Numerical analysis of hydrate exploitation performances of depressurization combined with thermal fluid injection in marine hydrate reservoir with impermeable boundary

Abstract

The combination of depressurization and thermal fluid injection (D + Ti) is a very promising method to realize the efficient development of marine natural gas hydrate (NGH). However, the performance of D + Ti for hydrate production in the reservoir with impermeable boundaries has received little attention. In this work, the hydrate exploitation performances of D + Ti in NGH reservoir with impermeable overlying layer or impermeable underlying layer (Oimp + Up, Op + Uimp, Oimp + Uimp) were numerically investigated. The reservoir with permeable overlying layer and underlying layer (Op + Up) was used for comparison.
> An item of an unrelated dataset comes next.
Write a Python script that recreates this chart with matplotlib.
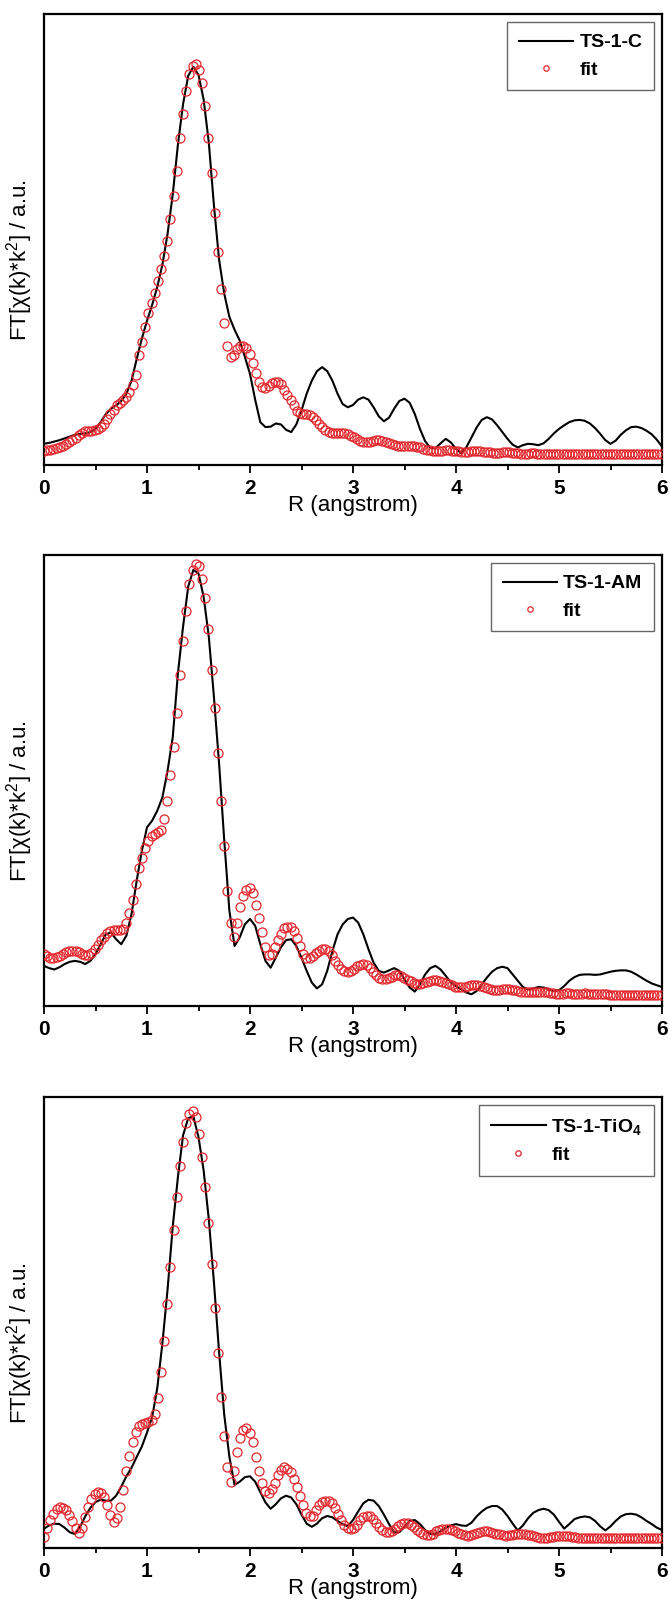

Moreover, the effect of thermal fluid injection temperature (Ti) and injection pressure (Pi) on hydrate decomposition and gas production behaviors in the reservoir with Oimp + Uimp or Op + Up were studied in detail. The results indicate that the hydrate decomposition potential of the reservoir with Op + Up, Oimp + Up or Op + Uimp is similar, which is significantly lower than that of the reservoir with Oimp + Uimp. The presence of impermeable layer in reservoir can enhance gas production and reduce water production, especially when both overlying and underlying layers are all impermeable. The gas to water ratio and energy ratio of the reservoir with Oimp + Uimp are 5.0–7.4 times and 5.5–8.6 times that of the other three reservoirs, respectively. On the other hand, the improvement of Pi increase on hydrate decomposition and gas production is far superior to the improvement caused by Ti rise. Moreover, the increase of Pi and Ti has a more significant improvement on gas production in the reservoir with Oimp + Uimp than that in the reservoir with Op + Up. The maximum improvement of gas production in the reservoir with Oimp + Uimp is 69.6%. These results can provide theoretical support for the exploitation of marine NGH by D + Ti.